The appraisal language in a HO3 policy typically reads as follows:
Appraisal. If you and we fail to agree on the actual cash value, amount of loss, or cost of repair or replacement, either can make a written demand for appraisal. Each will then select a competent, independent, appraiser and notify the other of the appraiser’s identity within 20 days of receipt of the written demand. The two appraisers will choose an umpire. If they cannot agree upon an umpire within 15 days, you or we may request that the choice be made by a judge of a district court of a judicial district where the loss occurred. The two appraisers will then set the amount of loss, stating separately the actual cash value and loss to each item.
Once the Appraisal clause/provision is invoked, the insured’s appraiser and the insurance carrier’s appraiser will estimate the damage and try to come to an agreement on the amount of loss. If the appraisers fail to agree, they will submit their differences to the umpire. An itemized decision agreed to by two of these three will set the amount of loss. Such award shall be binding. Each party will pay its own appraiser and bear the other expenses of the appraisal and umpire equally.
Here’s a high-level overview of the appraisal process:
A dispute arises over the value and/or extent of an insured loss between you and your insurance carrier.

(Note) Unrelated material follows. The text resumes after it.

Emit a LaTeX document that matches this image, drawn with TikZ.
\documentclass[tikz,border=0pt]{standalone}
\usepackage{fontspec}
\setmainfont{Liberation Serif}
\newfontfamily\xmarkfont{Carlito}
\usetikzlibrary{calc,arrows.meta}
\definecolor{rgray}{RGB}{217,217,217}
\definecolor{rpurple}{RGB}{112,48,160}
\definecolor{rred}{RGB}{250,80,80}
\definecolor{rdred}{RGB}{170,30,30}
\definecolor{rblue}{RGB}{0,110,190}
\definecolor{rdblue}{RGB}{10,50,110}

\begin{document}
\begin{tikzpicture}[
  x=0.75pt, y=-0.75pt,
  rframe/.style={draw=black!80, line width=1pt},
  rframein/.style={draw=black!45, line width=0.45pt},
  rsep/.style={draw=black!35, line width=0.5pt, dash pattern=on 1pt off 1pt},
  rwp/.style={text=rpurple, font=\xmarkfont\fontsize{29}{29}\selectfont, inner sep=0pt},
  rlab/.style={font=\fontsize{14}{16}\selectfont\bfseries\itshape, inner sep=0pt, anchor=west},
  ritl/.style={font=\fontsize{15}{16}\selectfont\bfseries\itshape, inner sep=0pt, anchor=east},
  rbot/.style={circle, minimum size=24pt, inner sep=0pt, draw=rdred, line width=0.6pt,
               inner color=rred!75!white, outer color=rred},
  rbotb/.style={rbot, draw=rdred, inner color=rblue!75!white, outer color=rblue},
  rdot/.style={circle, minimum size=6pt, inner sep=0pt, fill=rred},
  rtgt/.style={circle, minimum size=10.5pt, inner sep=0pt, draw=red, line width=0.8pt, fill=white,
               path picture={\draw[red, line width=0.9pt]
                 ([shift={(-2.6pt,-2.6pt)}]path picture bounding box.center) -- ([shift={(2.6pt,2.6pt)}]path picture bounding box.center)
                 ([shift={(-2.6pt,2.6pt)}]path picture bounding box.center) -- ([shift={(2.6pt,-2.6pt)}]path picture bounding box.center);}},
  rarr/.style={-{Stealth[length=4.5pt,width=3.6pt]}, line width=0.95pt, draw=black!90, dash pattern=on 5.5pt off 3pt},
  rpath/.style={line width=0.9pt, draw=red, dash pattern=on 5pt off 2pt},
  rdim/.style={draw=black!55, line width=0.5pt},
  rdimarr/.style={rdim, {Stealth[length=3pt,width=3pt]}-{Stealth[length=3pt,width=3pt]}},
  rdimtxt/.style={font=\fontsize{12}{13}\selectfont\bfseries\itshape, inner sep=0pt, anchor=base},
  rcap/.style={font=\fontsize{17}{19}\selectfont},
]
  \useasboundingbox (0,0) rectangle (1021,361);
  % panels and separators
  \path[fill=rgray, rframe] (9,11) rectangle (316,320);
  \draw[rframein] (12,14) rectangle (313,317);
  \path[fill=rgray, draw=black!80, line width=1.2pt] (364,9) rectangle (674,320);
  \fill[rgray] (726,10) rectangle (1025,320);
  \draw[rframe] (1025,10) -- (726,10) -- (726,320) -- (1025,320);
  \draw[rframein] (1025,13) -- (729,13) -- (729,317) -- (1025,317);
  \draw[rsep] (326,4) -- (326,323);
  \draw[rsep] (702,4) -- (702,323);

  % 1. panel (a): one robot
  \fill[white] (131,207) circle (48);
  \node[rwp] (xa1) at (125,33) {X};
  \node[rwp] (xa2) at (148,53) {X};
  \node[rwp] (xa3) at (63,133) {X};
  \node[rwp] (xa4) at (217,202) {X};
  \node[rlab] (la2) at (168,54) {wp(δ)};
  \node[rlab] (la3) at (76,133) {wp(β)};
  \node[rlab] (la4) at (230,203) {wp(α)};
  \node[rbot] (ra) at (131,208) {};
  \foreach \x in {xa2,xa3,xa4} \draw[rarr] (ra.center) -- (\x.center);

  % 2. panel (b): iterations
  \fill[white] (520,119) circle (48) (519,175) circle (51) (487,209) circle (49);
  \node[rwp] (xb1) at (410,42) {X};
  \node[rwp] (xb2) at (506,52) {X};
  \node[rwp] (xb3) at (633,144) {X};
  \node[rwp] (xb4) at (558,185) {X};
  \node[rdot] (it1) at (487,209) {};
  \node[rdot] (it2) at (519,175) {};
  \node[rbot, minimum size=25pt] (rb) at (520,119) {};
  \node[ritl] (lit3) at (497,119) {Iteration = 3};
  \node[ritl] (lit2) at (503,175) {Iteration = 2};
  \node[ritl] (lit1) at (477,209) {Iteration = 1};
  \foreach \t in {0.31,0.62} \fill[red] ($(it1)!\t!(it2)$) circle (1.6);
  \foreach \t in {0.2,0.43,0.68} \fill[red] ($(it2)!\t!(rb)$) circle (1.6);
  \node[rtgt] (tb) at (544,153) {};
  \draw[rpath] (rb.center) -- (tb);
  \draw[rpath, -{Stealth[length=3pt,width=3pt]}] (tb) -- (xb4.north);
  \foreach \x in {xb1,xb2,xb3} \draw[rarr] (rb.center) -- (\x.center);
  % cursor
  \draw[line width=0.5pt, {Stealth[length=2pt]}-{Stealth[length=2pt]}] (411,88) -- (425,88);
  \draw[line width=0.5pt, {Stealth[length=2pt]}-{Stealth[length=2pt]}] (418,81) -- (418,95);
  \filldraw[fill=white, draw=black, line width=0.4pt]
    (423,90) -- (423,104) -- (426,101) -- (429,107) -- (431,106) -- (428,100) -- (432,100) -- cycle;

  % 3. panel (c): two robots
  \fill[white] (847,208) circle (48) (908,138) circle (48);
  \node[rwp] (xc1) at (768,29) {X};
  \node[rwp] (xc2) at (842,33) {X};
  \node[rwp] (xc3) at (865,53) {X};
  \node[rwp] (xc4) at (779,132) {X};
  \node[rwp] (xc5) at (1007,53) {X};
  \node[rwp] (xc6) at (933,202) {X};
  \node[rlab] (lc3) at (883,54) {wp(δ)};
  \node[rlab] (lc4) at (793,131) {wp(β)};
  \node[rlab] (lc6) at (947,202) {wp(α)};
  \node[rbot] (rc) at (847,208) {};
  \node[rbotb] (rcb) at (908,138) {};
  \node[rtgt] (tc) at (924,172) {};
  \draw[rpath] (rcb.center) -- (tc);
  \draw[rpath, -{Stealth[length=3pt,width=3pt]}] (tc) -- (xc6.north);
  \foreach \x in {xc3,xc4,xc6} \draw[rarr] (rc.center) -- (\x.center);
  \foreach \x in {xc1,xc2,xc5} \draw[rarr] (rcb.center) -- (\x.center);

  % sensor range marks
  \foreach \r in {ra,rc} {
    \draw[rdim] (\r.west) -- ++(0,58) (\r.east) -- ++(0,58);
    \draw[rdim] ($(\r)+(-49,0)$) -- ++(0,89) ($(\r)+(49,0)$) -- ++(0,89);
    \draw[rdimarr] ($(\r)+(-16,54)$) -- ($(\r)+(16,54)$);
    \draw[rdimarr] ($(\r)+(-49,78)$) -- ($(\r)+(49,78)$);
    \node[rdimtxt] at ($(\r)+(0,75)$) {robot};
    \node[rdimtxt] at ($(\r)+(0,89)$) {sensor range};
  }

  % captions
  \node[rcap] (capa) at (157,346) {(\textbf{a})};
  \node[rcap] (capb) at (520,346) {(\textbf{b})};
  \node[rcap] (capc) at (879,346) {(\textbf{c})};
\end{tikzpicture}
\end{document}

You or your insurance carrier, in writing, demand appraisal. Each party assigns a competent and impartial appraiser to value the loss. (Your Public Adjuster is your appraiser!)
The two appraisers select an umpire to be the third party on the appraiser panel. The two appraisers inspect and document the loss and attempt to reach an agreement.
If the two appraisers are unable to reach an agreement, the umpire is called in to settle the dispute. This way, at least two of the three panel members will always set the amount of loss.
Once any differences between the two appraisers have been resolved, the appraisal committee will sign and execute the appraisal award.
The appraisal award is delivered to the carrier to apply coverage and submit payments. This concludes the appraisal process.